Es muy conocido el caso, tantas veces repetido, de aquel rey bárbaro, Teodorico, uno de los que asolaron el Imperio Romano y acabaron con él. Adopta un hijo, y lo forma serio, valiente y digno en todo de su padre, con estas palabras:
– Te adopta un padre tal, que te estremecerás el día en que llegues a conocer tu linaje.

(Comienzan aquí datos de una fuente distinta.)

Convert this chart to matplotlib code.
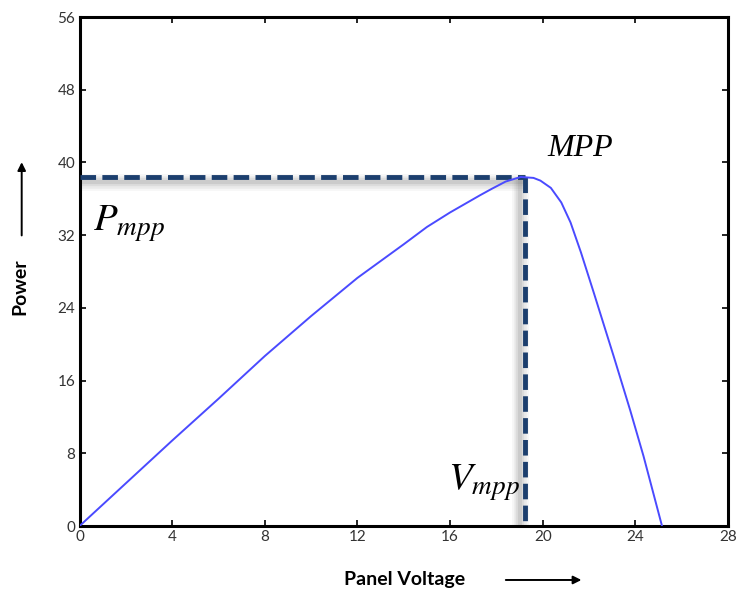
import matplotlib
matplotlib.use("Agg")
import matplotlib.pyplot as plt
import matplotlib.transforms as mtransforms

# ---- data ----
voltage = [0, 2, 4, 6, 8, 10, 12, 14, 15, 16, 17.3, 17.8, 18.4, 19.05, 19.6,
           19.9, 20.35, 20.8, 21.2, 21.65, 22.2, 23.06, 23.78, 24.35, 25.15]
power = [0, 4.7, 9.4, 14.0, 18.7, 23.1, 27.3, 31.0, 32.9, 34.5, 36.4, 37.1,
         37.9, 38.4, 38.3, 38.0, 37.2, 35.6, 33.4, 30.1, 25.7, 18.7, 12.7, 7.7, 0]
v_mpp = 19.23
p_mpp = 38.4
x_ticks = [0, 4, 8, 12, 16, 20, 24, 28]
y_ticks = [0, 8, 16, 24, 32, 40, 48, 56]

plt.rcParams['mathtext.fontset'] = 'stix'

fig = plt.figure(figsize=(7.48, 5.97), dpi=100)
ax = fig.add_axes([0.1063, 0.1189, 0.867, 0.8526])

ax.plot(voltage, power, color='#4a4aff', lw=1.4, zorder=4,
        solid_joinstyle='round')

# soft shadows of the MPP guide lines
navy = '#1c3f6e'
for off, lw, a in [(5, 12, 0.05), (5, 9, 0.07), (5, 6, 0.09), (5, 3, 0.12)]:
    tr_h = mtransforms.offset_copy(ax.transData, fig=fig, x=0, y=-off, units='dots')
    ax.plot([0, v_mpp], [p_mpp, p_mpp], color='#555555', lw=lw, alpha=a,
            transform=tr_h, solid_capstyle='butt', zorder=2)
    tr_v = mtransforms.offset_copy(ax.transData, fig=fig, x=-off, y=0, units='dots')
    ax.plot([v_mpp, v_mpp], [p_mpp, 0], color='#555555', lw=lw, alpha=a,
            transform=tr_v, solid_capstyle='butt', zorder=2)

ax.plot([0, v_mpp], [p_mpp, p_mpp], color=navy, lw=3.5,
        dashes=(3.2, 1.3), zorder=3)
ax.plot([v_mpp, v_mpp], [p_mpp, 0], color=navy, lw=3.5,
        dashes=(3.2, 1.3), zorder=3)

ax.text(20.2, 40.7, 'MPP', fontsize=23, fontstyle='italic',
        family='Liberation Serif', ha='left', va='baseline')
ax.text(0.6, 32.5, r'$P_{mpp}$', fontsize=28, ha='left', va='baseline')
ax.text(15.9, 3.95, r'$V_{mpp}$', fontsize=28, ha='left', va='baseline')

ax.set_xlim(0, 28)
ax.set_ylim(0, 56)
ax.set_xticks(x_ticks)
ax.set_yticks(y_ticks)
ax.tick_params(direction='in', length=4, width=1.2, top=True, right=True,
               labelsize=11, labelcolor='#333333', pad=3)
for lab in ax.get_xticklabels() + ax.get_yticklabels():
    lab.set_family('Lato')
for s in ax.spines.values():
    s.set_linewidth(2.2)

fig.text(0.541, 0.0285, 'Panel Voltage', fontsize=14, fontweight='bold',
         family='Lato', ha='center', va='center')
fig.text(0.027, 0.52, 'Power', fontsize=14, fontweight='bold',
         family='Lato', ha='center', va='center', rotation=90)
fig.add_artist(matplotlib.patches.FancyArrowPatch(
    (0.6725, 0.0285), (0.781, 0.0285), transform=fig.transFigure,
    arrowstyle='-|>', mutation_scale=12, color='black', lw=1.4))
fig.add_artist(matplotlib.patches.FancyArrowPatch(
    (0.029, 0.601), (0.029, 0.733), transform=fig.transFigure,
    arrowstyle='-|>', mutation_scale=12, color='black', lw=1.4))

fig.savefig('out.png', dpi=100)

Cuando hoy los cristianos pensamos en hacer algo por el mundo —porque estamos empeñados en trabajar por un Mundo Mejor—, lo primero en que pensamos es en la vida de testimonio. El mundo nos seguirá cuando nos vea dignos hijos de Dios. Todo lo que va contra el amor, contra la honestidad, contra la justicia que reclaman los hombres, todo eso es un antitestimonio que nosotros no nos permitimos nunca.
Por el contrario, hacemos nuestras, y nos aplicamos de veras, aquellas palabras del apóstol San Pablo (Filipenses 4,8):
– Todo cuanto halléis de verdadero, de justo, de santo, de amable y digno de elogio, toda virtud y todo lo que merece alabanza, tenedlo en grande estima.

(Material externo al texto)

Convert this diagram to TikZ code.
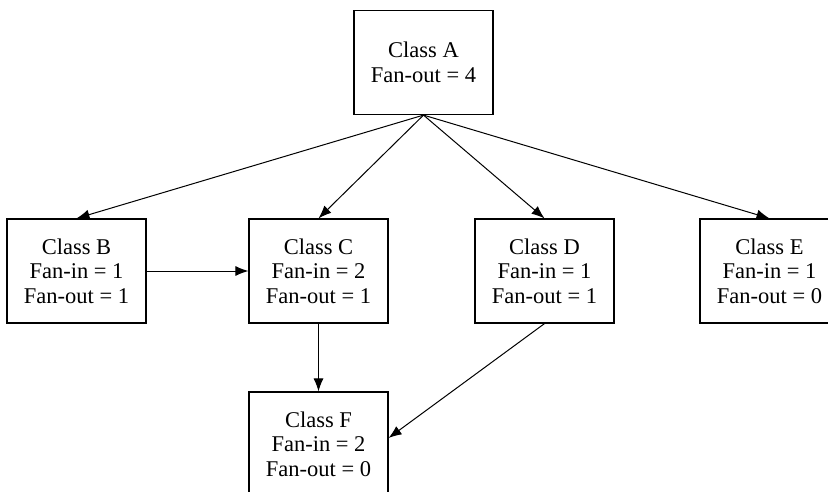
\documentclass[tikz,border=0pt]{standalone}
\usepackage{fontspec}
\setmainfont{Liberation Serif}
\usetikzlibrary{arrows.meta,calc}
\begin{document}
\begin{tikzpicture}[x=1pt,y=-1pt,
  classbox/.style={draw,line width=1.2pt,rectangle,minimum width=139pt,minimum height=104pt,
    align=center,inner sep=0pt,font=\fontsize{22.5}{24.5}\selectfont},
  link/.style={line width=1pt,-{Latex[length=13pt,width=10pt]}}]
\useasboundingbox (0,0) rectangle (828,492);
\node[classbox] (A) at (423.5,62.5) {Class A\\Fan-out = 4};
\node[classbox] (B) at (76.5,271) {Class B\\Fan-in = 1\\Fan-out = 1};
\node[classbox] (C) at (318.5,271) {Class C\\Fan-in = 2\\Fan-out = 1};
\node[classbox] (D) at (544.5,271) {Class D\\Fan-in = 1\\Fan-out = 1};
\node[classbox] (E) at (769.5,271) {Class E\\Fan-in = 1\\Fan-out = 0};
\node[classbox] (F) at (318.5,444) {Class F\\Fan-in = 2\\Fan-out = 0};
\draw[link] (A.south) -- (B.north);
\draw[link] (A.south) -- (C.north);
\draw[link] (A.south) -- (D.north);
\draw[link] (A.south) -- (E.north);
\draw[link] (B.east) -- (C.west);
\draw[link] (C.south) -- (F.north);
\draw[link] (D.south) -- ($(F.east)+(0,-6)$);
\end{tikzpicture}
\end{document}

¿Hijos de Dios? Luego, nada en nosotros indigno de Dios.
¿Hijos de Dios? Luego, abrazados con todo lo que sea digno de Dios.
En aquellas catequesis que se nos dieron como preparatorias para el Tercer Milenio, se nos recordaban y se nos pedían cosas muy concretas como consecuencias de esta verdad sobre nuestra filiación divina.
Empezaban por pedirnos y hasta exigirnos el estar adornados de humildad para tratar a los hombres, como los trata nuestro Padre celestial. A todos los hombres, aunque no estén en la Iglesia, aunque sean malos, aunque se porten mal con nosotros. Porque nosotros debemos reflejar la bondad de nuestro Padre, que hace salir su sol sobre los buenos y los malos, y suelta la lluvia sobre el campo de los malos igual que sobre el de los buenos (Mateo 5,45-48)
Este amor a los demás, sin distinciones enojosas y hasta injustas, nos empuja a trabajar por la salvación de todos. A dilatar las fronteras del Reino. Ya que nosotros tenemos la dicha de llamar ¡Abbá! ¡Padre! a Dios, hemos de hacer llegar esta felicidad a todos los hombres.
Aunque con esto de ser hijos de Dios hemos recibido la mayor de las gracias, no pensamos que estamos salvados del todo. Esto lo dicen cristianos muy mediocres y presuntuosos. El haber optado por Cristo no es garantía de seguridad total ante la salvación, pues podemos fallar a Dios. Por eso vamos con cuidado, y no olvidamos las palabras de San Pablo: Trabajad con temor y temblor en el negocio de vuestra salvación, como temía el mismo Pablo: No sea que después de haber predicado tanto a otros, venga a ser yo un réprobo (Filip. 2,12 y 1Cor. 9,27)
Pero esto no es un mensaje triste ni preocupante. Muy al contrario, aunque estemos prevenidos contra peligros posibles, esto de ser hijos de Dios nos llena de orgullo santo y de confianza total en nuestro Padre. ¿Para qué nos ha dado Dios la condición de hijos, sino porque quiere tenernos junto a Sí en su gloria, después de habernos conformado con la imagen de Jesucristo?
Si un pagano llegó a descubrir las cualidades que le competen a un hombre considerado hijo de Dios, ¿qué debemos decir nosotros de nosotros mismos? Sencillamente, queremos, nada más y nada menos, que nuestro Padre del Cielo esté orgulloso de los hijos e hijas que tiene en nosotros.